WHAT TO WORK ON
Extract only the first line of the listing and every line after it up to and including the one with "from matplotlib.patches import". Omit the pictures.

○ ○ ○ ○

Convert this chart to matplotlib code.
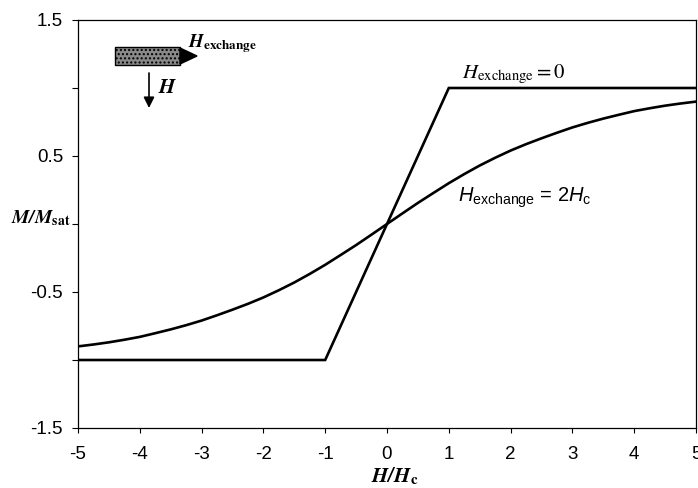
"""
Magnetisation curves M/Msat vs H/Hc, with and without exchange field.
"""

import matplotlib

matplotlib.use("Agg")
import matplotlib.pyplot as plt
from matplotlib.patches import Polygon, Rectangle

plt.rcParams["font.family"] = "Liberation Sans"
plt.rcParams["mathtext.fontset"] = "stix"
plt.rcParams["mathtext.rm"] = "Liberation Sans"
plt.rcParams["mathtext.it"] = "Liberation Sans:italic"
plt.rcParams["mathtext.bf"] = "Liberation Sans:bold"

W, H_PX = 698, 488

# H_exchange = 0 : clamped linear response
H_ZERO = [-5, -1, 1, 5]
M_ZERO = [-1.0, -1.0, 1.0, 1.0]

# H_exchange = 2 Hc : smooth curve
H_EXCH = [-5.0, -4.75, -4.5, -4.25, -4.0, -3.75, -3.5, -3.25, -3.0, -2.75,
          -2.5, -2.25, -2.0, -1.75, -1.5, -1.25, -1.0, -0.75, -0.5, -0.25,
          0.0, 0.25, 0.5, 0.75, 1.0, 1.25, 1.5, 1.75, 2.0, 2.25,
          2.5, 2.75, 3.0, 3.25, 3.5, 3.75, 4.0, 4.25, 4.5, 4.75, 5.0]
M_EXCH = [-0.90, -0.886, -0.87, -0.851, -0.83, -0.803, -0.775, -0.744, -0.71, -0.671,
          -0.63, -0.587, -0.54, -0.487, -0.43, -0.367, -0.30, -0.228, -0.155, -0.078,
          0.0, 0.078, 0.155, 0.228, 0.30, 0.367, 0.43, 0.487, 0.54, 0.587,
          0.63, 0.671, 0.71, 0.744, 0.775, 0.803, 0.83, 0.851, 0.87, 0.886, 0.90]

X_TICKS = list(range(-5, 6))
Y_TICKS = [-1.5, -1.0, -0.5, 0.0, 0.5, 1.0, 1.5]
Y_TICK_LABELS = ["-1.5", "", "-0.5", "", "0.5", "", "1.5"]


def px(x, y):
    # pixel position (from top-left) -> figure fraction
    return x / W, 1 - y / H_PX


fig = plt.figure(figsize=(W / 100, H_PX / 100), dpi=100)
ax = fig.add_axes([78 / W, 1 - 428 / H_PX, (696 - 78) / W, (428 - 20) / H_PX])

ax.plot(H_ZERO, M_ZERO, color="black", lw=1.9, solid_joinstyle="miter")
ax.plot(H_EXCH, M_EXCH, color="black", lw=1.9)

ax.set_xlim(-5, 5)
ax.set_ylim(-1.5, 1.5)
ax.set_xticks(X_TICKS)
ax.set_xticklabels([str(t) for t in X_TICKS])
ax.set_yticks(Y_TICKS)
ax.set_yticklabels(Y_TICK_LABELS)
ax.tick_params(direction="out", width=0.8, labelsize=13.5)
ax.tick_params(axis="x", length=3.6, pad=9.5)
ax.tick_params(axis="y", length=4.3, pad=6.5)
for s in ax.spines.values():
    s.set_linewidth(0.9)

# curve labels
ax.text(*px(462, 78), r"$H_{\mathrm{exchange}} = 0$", transform=fig.transFigure,
        fontsize=15, va="baseline", ha="left", math_fontfamily="stix")
ax.text(*px(458, 202), r"$H_{\mathrm{exchange}}$ = 2$H_{\mathrm{c}}$",
        transform=fig.transFigure, fontsize=14.5, va="baseline", ha="left",
        math_fontfamily="custom")

# axis labels
fig.text(*px(11, 223), r"$\mathbfit{M/M}_{\mathbf{sat}}$", fontsize=14,
         va="baseline", ha="left", math_fontfamily="stix")
fig.text(*px(395, 482), r"$\mathbfit{H/H}_{\mathbf{c}}$", fontsize=15,
         va="baseline", ha="center", math_fontfamily="stix")

# inset sketch: exchange field arrow and applied field arrow
x0, y0 = px(115, 65)
x1, y1 = px(180, 47)
fig.add_artist(Rectangle((x0, y0), x1 - x0, y1 - y0, transform=fig.transFigure,
                         facecolor="#8a8a8a", edgecolor="black", hatch="....",
                         lw=1.0))
fig.add_artist(Polygon([px(180, 48), px(180, 64), px(197, 56)], closed=True,
                       transform=fig.transFigure, facecolor="black",
                       edgecolor="black"))
fig.text(*px(188, 47), r"$\mathbfit{H}_{\mathbf{exchange}}$", fontsize=13.5,
         va="baseline", ha="left", math_fontfamily="stix")

ax.annotate("", xy=px(149, 108), xytext=px(149, 73), xycoords="figure fraction",
            textcoords="figure fraction",
            arrowprops=dict(arrowstyle="-|>", color="black", lw=1.2,
                            mutation_scale=16, shrinkA=0, shrinkB=0))
fig.text(*px(158, 93), r"$\mathbfit{H}$", fontsize=15, va="baseline",
         ha="left", math_fontfamily="stix")

fig.savefig("out.png", dpi=100)
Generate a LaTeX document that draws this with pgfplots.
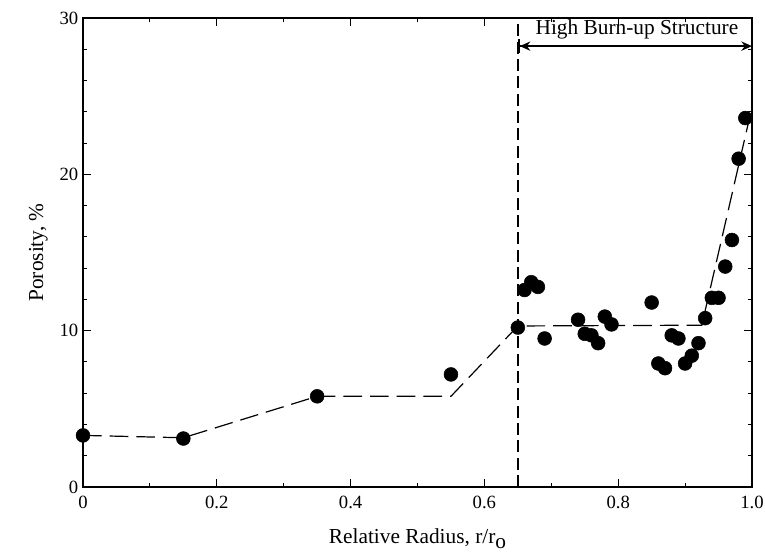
\documentclass[border=0pt]{standalone}
\usepackage{fontspec}
\setmainfont{Liberation Serif}
\usepackage{pgfplots}
\pgfplotsset{compat=1.18}
\usetikzlibrary{arrows.meta}

\begin{document}
\begin{tikzpicture}
\useasboundingbox (-62.25pt,-51.75pt) rectangle (511.5pt,365.25pt);
\begin{axis}[
    scale only axis,
    width=501.75pt, height=351.75pt,
    xmin=0, xmax=1, ymin=0, ymax=30,
    xtick={0,0.2,0.4,0.6,0.8,1},
    xticklabels={0,0.2,0.4,0.6,0.8,1.0},
    ytick={0,10,20,30},
    minor x tick num=1,
    minor y tick num=4,
    tick align=inside,
    major tick length=6pt,
    minor tick length=3pt,
    axis line style={line width=1.4pt},
    every tick/.style={black, line width=0.8pt},
    /pgf/number format/assume math mode=true,
    tick label style={font=\fontsize{14}{16}\selectfont},
    xticklabel style={yshift=-3pt},
    xlabel={Relative Radius, r/r\raisebox{-4pt}{o}},
    ylabel={Porosity, \%},
    label style={font=\fontsize{16}{18}\selectfont},
    xlabel style={yshift=-8pt},
    ylabel style={yshift=2pt},
    clip=false,
]
% dashed trend line
\addplot[black, line width=0.9pt, dash pattern=on 14pt off 6pt] coordinates {
(0,3.3) (0.15,3.15) (0.35,5.8) (0.55,5.8) (0.65,10.3) (0.925,10.35) (1.0,24.3)
};
% measured porosity
\addplot[only marks, mark=*, mark size=5.2pt, black] coordinates {
(0,3.3) (0.15,3.1) (0.35,5.8) (0.55,7.2) (0.65,10.2)
(0.66,12.6) (0.67,13.1) (0.68,12.8) (0.69,9.5)
(0.74,10.7) (0.75,9.8) (0.76,9.7) (0.77,9.2) (0.78,10.9) (0.79,10.4)
(0.85,11.8) (0.86,7.9) (0.87,7.6) (0.88,9.7) (0.89,9.5) (0.90,7.9)
(0.91,8.4) (0.92,9.2) (0.93,10.8) (0.94,12.1) (0.95,12.1) (0.96,14.1)
(0.97,15.8) (0.98,21.0) (0.99,23.6)
};
% HBS boundary
\addplot[black, line width=1.6pt, dash pattern=on 9pt off 4pt] coordinates {(0.65,0) (0.65,30)};
\draw[{Bar[width=10pt,line width=1.4pt]Stealth[length=8pt,width=7pt]}-{Stealth[length=8pt,width=7pt]}, line width=1pt]
    (axis cs:0.65,28.2) -- (axis cs:1.0,28.2);
\node[font=\fontsize{16}{18}\selectfont] at (axis cs:0.828,29.25) {High Burn-up Structure};
\end{axis}
\end{tikzpicture}
\end{document}
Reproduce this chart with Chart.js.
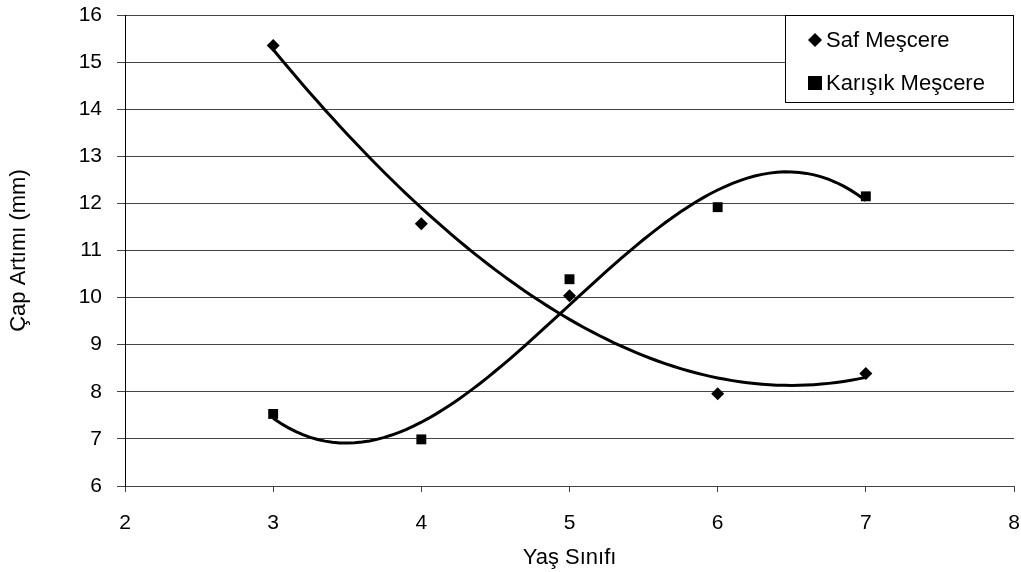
<!DOCTYPE html>
<html>
<head>
<meta charset="utf-8">
<script src="https://cdn.jsdelivr.net/npm/chart.js@4.4.1/dist/chart.umd.min.js"></script>
<style>
  html, body { margin: 0; padding: 0; background: #fff; }
  #wrap { width: 1021px; height: 572px; }
</style>
</head>
<body>
<div id="wrap"><canvas id="capChart" width="1021" height="572"></canvas></div>
<script>
// Yaş sınıfı ve çap artımı değerleri
const yasSiniflari = [3, 4, 5, 6, 7];
const safMescere = [15.35, 11.57, 10.04, 7.96, 8.39];
const karisikMescere = [7.53, 6.99, 10.39, 11.92, 12.15];
const xTicks = [2, 3, 4, 5, 6, 7, 8];
const yTicks = [6, 7, 8, 9, 10, 11, 12, 13, 14, 15, 16];

const FONT = '"Liberation Sans", Arial, sans-serif';

// 3. derece polinom trend çizgisi (en küçük kareler)
function cubicFit(xs, ys) {
    const n = 4;
    let A = [], b = [];
    for (let i = 0; i < n; i++) {
        A.push(new Array(n).fill(0));
        b.push(0);
    }
    xs.forEach(function(x, k) {
        const t = x - 5;
        for (let i = 0; i < n; i++) {
            for (let j = 0; j < n; j++) A[i][j] += Math.pow(t, i + j);
            b[i] += ys[k] * Math.pow(t, i);
        }
    });
    for (let c = 0; c < n; c++) {
        for (let r = c + 1; r < n; r++) {
            const f = A[r][c] / A[c][c];
            for (let j = c; j < n; j++) A[r][j] -= f * A[c][j];
            b[r] -= f * b[c];
        }
    }
    let coef = new Array(n).fill(0);
    for (let r = n - 1; r >= 0; r--) {
        let s = b[r];
        for (let j = r + 1; j < n; j++) s -= A[r][j] * coef[j];
        coef[r] = s / A[r][r];
    }
    return function(x) {
        const t = x - 5;
        return coef[0] + coef[1] * t + coef[2] * t * t + coef[3] * t * t * t;
    };
}

function trendPoints(ys) {
    const f = cubicFit(yasSiniflari, ys);
    let pts = [];
    const x0 = yasSiniflari[0], x1 = yasSiniflari[yasSiniflari.length - 1];
    for (let i = 0; i <= 80; i++) {
        const x = x0 + (x1 - x0) * i / 80;
        pts.push({ x: x, y: f(x) });
    }
    return pts;
}

const toPoints = ys => yasSiniflari.map((x, i) => ({ x: x, y: ys[i] }));

// Grafiğin içindeki lejant kutusu
const boxLegend = {
    id: 'boxLegend',
    afterDraw(chart) {
        const ctx = chart.ctx;
        const x = 785, y = 15, w = 228, h = 87;
        ctx.save();
        ctx.fillStyle = '#fff';
        ctx.fillRect(x, y, w, h);
        ctx.strokeStyle = '#000';
        ctx.lineWidth = 1;
        ctx.strokeRect(x + 0.5, y + 0.5, w, h);
        ctx.fillStyle = '#000';
        ctx.font = '22px ' + FONT;
        ctx.textBaseline = 'middle';
        const dy1 = 40, dy2 = 83, mx = 815;
        // romb
        ctx.beginPath();
        ctx.moveTo(mx, dy1 - 7);
        ctx.lineTo(mx + 7, dy1);
        ctx.lineTo(mx, dy1 + 7);
        ctx.lineTo(mx - 7, dy1);
        ctx.closePath();
        ctx.fill();
        ctx.fillText(chart.data.datasets[0].label, 826, dy1 + 1);
        // kare
        ctx.fillRect(mx - 7, dy2 - 7, 14, 14);
        ctx.fillText(chart.data.datasets[1].label, 826, dy2 + 1);
        ctx.restore();
    }
};

const ctx = document.getElementById('capChart').getContext('2d');
new Chart(ctx, {
    type: 'scatter',
    data: {
        datasets: [{
            label: 'Saf Meşcere',
            data: toPoints(safMescere),
            pointStyle: 'rectRot',
            pointRadius: 6.5,
            backgroundColor: '#000',
            borderColor: '#000',
            borderWidth: 0,
            order: 1
        }, {
            label: 'Karışık Meşcere',
            data: toPoints(karisikMescere),
            pointStyle: 'rect',
            pointRadius: 7,
            backgroundColor: '#000',
            borderColor: '#000',
            borderWidth: 0,
            order: 1
        }, {
            label: 'trend1',
            type: 'line',
            data: trendPoints(safMescere),
            showLine: true,
            pointRadius: 0,
            borderColor: '#000',
            borderWidth: 3,
            fill: false,
            order: 2
        }, {
            label: 'trend2',
            type: 'line',
            data: trendPoints(karisikMescere),
            showLine: true,
            pointRadius: 0,
            borderColor: '#000',
            borderWidth: 3,
            fill: false,
            order: 2
        }]
    },
    options: {
        responsive: false,
        animation: false,
        layout: { padding: { top: 0, right: 6, left: 0, bottom: 0 } },
        plugins: {
            legend: { display: false },
            tooltip: { enabled: false }
        },
        scales: {
            x: {
                type: 'linear',
                min: 2,
                max: 8,
                afterBuildTicks: function(scale) {
                    scale.ticks = xTicks.map(v => ({ value: v }));
                },
                afterFit: function(scale) {
                    scale.height = 86;
                    scale.paddingLeft = 0;
                    scale.paddingRight = 0;
                },
                grid: {
                    drawOnChartArea: false,
                    drawTicks: true,
                    tickLength: 6,
                    color: '#444'
                },
                border: { color: '#444', width: 1 },
                ticks: {
                    color: '#000',
                    padding: 19,
                    maxRotation: 0,
                    font: { family: FONT, size: 21 }
                },
                title: {
                    display: true,
                    text: 'Yaş Sınıfı',
                    color: '#000',
                    padding: { top: 0, bottom: 1 },
                    font: { family: FONT, size: 22 }
                }
            },
            y: {
                min: 6,
                max: 16,
                afterBuildTicks: function(scale) {
                    scale.ticks = yTicks.map(v => ({ value: v }));
                },
                afterFit: function(scale) {
                    scale.width = 125;
                    scale.paddingTop = 15;
                    scale.paddingBottom = 0;
                },
                grid: {
                    color: '#444',
                    tickLength: 8,
                    lineWidth: 1
                },
                border: { color: '#000', width: 1 },
                ticks: {
                    color: '#000',
                    padding: 15,
                    font: { family: FONT, size: 21 }
                },
                title: {
                    display: true,
                    text: 'Çap Artımı (mm)',
                    color: '#000',
                    padding: { top: 6, bottom: 0 },
                    font: { family: FONT, size: 22 }
                }
            }
        }
    },
    plugins: [boxLegend]
});
</script>
</body>
</html>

○ ○ ○ ○

TASK SOLUTION
Convert this chart to matplotlib code.
"""
Magnetisation curves M/Msat vs H/Hc, with and without exchange field.
"""

import matplotlib

matplotlib.use("Agg")
import matplotlib.pyplot as plt
from matplotlib.patches import Polygon, Rectangle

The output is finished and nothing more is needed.